◆ **Short exercise**
Set down only the lines running from the one with "Write a Python" to the one with "import seaborn as sns", both lines included, exactly as they stand, please.

====== Material for this exercise

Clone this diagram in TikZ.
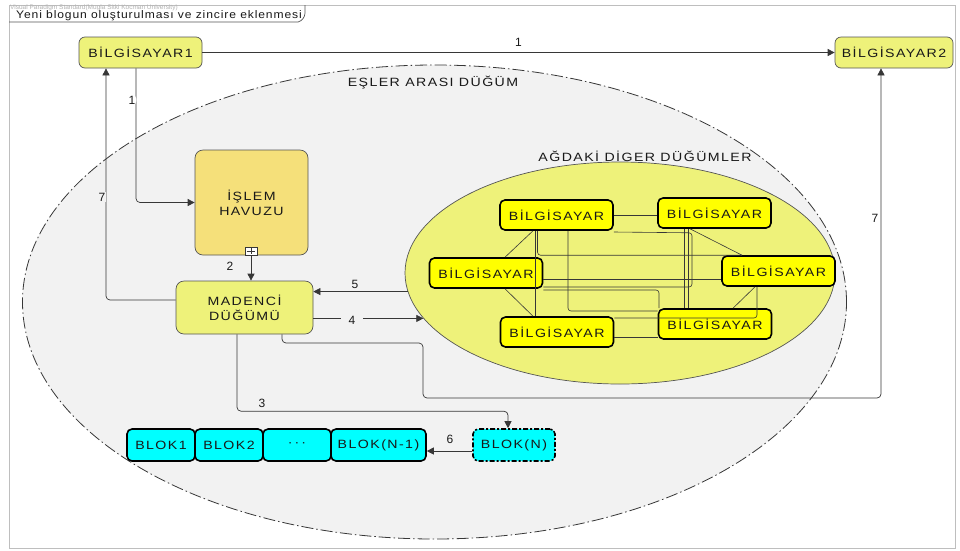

============
====== Material for this exercise

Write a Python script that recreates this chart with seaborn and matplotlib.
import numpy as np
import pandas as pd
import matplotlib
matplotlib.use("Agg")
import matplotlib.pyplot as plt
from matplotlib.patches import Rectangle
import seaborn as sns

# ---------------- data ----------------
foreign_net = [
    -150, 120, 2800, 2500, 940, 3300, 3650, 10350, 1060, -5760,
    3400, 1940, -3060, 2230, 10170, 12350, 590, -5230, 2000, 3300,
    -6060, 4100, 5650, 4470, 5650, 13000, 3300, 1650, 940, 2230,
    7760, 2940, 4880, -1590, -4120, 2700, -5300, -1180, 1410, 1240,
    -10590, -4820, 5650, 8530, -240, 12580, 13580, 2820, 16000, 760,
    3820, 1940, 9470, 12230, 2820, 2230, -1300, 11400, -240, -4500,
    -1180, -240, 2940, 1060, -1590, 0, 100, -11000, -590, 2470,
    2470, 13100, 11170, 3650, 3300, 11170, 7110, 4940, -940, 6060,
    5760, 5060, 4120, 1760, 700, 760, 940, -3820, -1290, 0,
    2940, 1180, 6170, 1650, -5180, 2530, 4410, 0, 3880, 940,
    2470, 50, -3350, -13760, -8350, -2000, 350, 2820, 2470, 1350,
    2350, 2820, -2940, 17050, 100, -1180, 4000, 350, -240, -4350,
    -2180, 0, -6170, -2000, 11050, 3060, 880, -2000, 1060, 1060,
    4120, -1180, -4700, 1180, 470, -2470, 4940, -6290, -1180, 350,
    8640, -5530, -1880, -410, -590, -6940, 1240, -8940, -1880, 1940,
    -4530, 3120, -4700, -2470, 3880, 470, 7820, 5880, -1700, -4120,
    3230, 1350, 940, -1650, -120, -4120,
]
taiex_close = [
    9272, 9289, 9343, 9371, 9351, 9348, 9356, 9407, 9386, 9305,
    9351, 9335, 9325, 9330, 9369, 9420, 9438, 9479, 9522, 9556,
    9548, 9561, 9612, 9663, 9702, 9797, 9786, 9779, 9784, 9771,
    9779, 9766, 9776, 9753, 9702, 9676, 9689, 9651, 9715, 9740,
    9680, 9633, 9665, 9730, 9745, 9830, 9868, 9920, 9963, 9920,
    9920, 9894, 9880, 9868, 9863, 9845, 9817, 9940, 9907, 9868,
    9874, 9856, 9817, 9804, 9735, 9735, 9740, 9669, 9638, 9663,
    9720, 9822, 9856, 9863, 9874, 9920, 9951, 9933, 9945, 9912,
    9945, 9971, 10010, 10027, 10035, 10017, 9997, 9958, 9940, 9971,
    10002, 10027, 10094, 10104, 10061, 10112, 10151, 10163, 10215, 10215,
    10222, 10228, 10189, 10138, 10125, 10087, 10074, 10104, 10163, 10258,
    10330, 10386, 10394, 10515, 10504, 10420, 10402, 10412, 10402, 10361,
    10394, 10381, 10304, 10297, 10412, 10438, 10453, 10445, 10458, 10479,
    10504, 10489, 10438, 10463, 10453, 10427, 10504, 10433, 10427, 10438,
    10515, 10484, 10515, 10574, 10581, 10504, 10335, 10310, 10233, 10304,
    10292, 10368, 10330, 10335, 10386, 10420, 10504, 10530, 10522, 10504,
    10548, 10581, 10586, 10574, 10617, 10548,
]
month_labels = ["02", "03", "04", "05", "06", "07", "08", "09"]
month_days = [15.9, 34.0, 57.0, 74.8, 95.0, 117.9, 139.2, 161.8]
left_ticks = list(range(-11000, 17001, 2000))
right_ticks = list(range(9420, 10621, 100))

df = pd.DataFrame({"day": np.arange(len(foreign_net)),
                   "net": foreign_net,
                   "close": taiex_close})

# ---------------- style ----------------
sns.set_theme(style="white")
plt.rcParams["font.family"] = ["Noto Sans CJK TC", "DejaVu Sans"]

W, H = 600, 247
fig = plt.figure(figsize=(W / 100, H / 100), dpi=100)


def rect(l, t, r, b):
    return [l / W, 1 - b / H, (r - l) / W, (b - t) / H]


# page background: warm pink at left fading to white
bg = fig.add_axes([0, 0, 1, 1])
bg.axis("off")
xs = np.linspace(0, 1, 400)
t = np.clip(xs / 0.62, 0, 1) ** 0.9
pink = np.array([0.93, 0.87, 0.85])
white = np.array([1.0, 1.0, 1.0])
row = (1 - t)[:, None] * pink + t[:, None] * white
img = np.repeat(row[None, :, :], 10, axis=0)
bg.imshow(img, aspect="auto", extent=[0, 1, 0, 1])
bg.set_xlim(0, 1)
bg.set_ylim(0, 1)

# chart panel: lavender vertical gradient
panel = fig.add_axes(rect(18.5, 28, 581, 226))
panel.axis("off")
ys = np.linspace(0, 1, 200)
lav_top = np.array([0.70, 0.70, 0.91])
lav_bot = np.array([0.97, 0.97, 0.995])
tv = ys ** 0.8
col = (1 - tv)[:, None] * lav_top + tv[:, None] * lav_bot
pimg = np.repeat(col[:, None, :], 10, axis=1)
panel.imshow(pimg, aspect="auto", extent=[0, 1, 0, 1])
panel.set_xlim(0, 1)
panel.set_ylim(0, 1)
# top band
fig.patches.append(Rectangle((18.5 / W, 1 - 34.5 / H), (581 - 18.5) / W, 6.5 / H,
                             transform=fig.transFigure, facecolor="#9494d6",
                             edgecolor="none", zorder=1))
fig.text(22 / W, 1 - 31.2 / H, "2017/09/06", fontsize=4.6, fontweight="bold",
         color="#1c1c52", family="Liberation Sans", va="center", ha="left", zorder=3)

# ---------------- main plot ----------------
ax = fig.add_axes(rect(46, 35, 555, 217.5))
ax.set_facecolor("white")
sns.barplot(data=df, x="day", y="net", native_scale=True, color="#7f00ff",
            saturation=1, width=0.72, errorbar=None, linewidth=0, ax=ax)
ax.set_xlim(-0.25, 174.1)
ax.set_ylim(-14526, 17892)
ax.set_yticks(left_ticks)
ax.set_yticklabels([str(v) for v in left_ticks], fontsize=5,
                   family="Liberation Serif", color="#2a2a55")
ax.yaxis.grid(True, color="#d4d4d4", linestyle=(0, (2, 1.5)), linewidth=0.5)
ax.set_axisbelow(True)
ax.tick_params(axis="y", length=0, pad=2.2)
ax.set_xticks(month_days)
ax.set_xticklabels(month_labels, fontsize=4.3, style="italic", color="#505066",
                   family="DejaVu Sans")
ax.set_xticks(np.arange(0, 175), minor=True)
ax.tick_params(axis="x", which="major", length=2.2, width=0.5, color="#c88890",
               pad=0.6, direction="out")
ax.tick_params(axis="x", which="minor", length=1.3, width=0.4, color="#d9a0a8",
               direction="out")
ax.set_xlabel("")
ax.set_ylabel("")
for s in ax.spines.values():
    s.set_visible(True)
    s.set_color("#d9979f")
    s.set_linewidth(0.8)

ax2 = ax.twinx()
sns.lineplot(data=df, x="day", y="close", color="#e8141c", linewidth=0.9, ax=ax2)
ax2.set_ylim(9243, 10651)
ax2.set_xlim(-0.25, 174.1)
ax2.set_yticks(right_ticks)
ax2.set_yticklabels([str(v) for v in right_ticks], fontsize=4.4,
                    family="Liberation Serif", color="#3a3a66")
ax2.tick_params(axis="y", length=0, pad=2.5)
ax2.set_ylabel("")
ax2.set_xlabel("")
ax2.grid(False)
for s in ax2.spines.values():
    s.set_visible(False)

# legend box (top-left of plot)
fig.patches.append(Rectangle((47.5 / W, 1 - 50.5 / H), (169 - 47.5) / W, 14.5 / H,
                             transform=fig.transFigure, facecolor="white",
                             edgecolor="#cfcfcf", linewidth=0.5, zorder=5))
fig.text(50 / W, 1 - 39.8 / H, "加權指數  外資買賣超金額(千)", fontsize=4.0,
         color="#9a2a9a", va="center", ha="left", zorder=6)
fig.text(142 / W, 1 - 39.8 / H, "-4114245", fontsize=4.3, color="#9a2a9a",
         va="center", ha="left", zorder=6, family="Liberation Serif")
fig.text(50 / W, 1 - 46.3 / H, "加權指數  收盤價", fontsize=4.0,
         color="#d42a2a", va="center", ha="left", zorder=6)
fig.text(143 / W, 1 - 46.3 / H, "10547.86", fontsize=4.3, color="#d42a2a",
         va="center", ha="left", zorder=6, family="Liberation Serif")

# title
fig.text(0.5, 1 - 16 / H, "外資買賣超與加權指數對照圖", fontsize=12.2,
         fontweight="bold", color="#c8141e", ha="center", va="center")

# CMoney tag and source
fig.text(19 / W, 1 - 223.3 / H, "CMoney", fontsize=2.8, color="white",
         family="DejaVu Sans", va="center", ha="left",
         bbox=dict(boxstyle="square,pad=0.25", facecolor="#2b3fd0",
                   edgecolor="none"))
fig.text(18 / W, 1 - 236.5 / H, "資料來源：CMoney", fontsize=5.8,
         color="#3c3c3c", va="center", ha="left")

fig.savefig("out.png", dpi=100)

============

◆ **The output**
Write a Python script that recreates this chart with seaborn and matplotlib.
import numpy as np
import pandas as pd
import matplotlib
matplotlib.use("Agg")
import matplotlib.pyplot as plt
from matplotlib.patches import Rectangle
import seaborn as sns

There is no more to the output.